When it came time to create our wedding registry last year, I was adamant about including an ice cream maker on the list. We chose one of the smaller versions that do not require ice or salt. You simply place the bowl in the freezer overnight and pour in the ice cream mix and the machine does all the work. Today was the first time we used it together (I made some chocolate sorbet once last fall by myself to surprise Jason with when he came home from being gone one weekend with mixed results) and I was really excited to try my hand at the strawberry ice cream I remembered so fondly from my youth.

I consulted David Lebovitz’s The Perfect Scoop (which I bought for myself not long after the wedding in anticipation of using our new ice cream maker at some point in the  future) for a recipe and much to my surprise, his strawberry ice cream did not require eggs!  Apparently, there are multiple styles of ice cream—French-style ice cream uses a custard base made with egg yolks while Philadelphia-style ice cream is made with cream (and sometimes milk) but no eggs.  Most of David Lebovitz’s fruit-based ice cream recipes use the Philadelphia-style since he thinks is preferable to “let the flavor the fruits come forward without all the richness” of the French-style.  Even thought it was not the custard-base ice cream of my youth I decided to give it a shot…if for no other reason than it is a whole lot simpler to make!

Macerated strawberries, cream, lemon juice, and (the surprise ingredient) sour cream pureed, chilled and then poured into our Cuisinart ice cream freezer. In the words of Ina—“how bad can that be?!”

Not bad at all.

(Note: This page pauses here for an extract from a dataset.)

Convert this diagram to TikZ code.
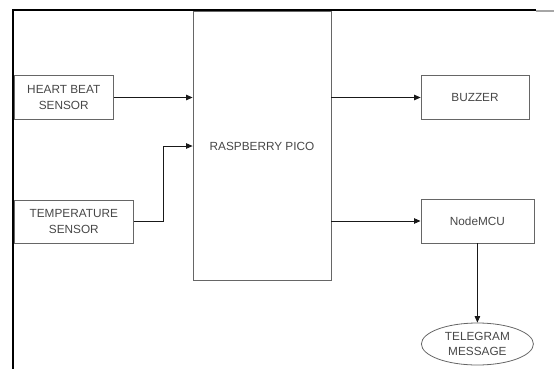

It’s going to be a tasty summer!

Strawberries immediately after they've been tossed with sugar and Cointreau

An hour later...look a all that yummy juicy goodness!



Strawberry-Sour Cream Ice Cream
Adapted (hardly at all) from David Lebovitz

Ingredients:
1 pound fresh strawberries, rinsed and sliced
¾ cup of sugar
1 TBL Cointreau (originally recipe called for vodka or kirsch but we had neither so I went with what we had)
1 cup sour cream
1 cup heavy cream
½ lemon, juiced

1.Toss sliced strawberries with sugar and Cointreau, stirring until sugar begins to dissolve. Cover and let stand at room temperature for 1 hour, stirring occasionally.
2.Place strawberries (and all the ruby red liquid that comes out of them), cream, sour cream, and lemon juice into  a blender or food processor and pulse until smooth but still slightly chunky.  Refrigerate for 1 hour. Note: if you use a blender you can just place the vessel in the fridge which means 1 less dish to wash!
3.Freeze in your ice cream maker according to the manufacturer’s instructions.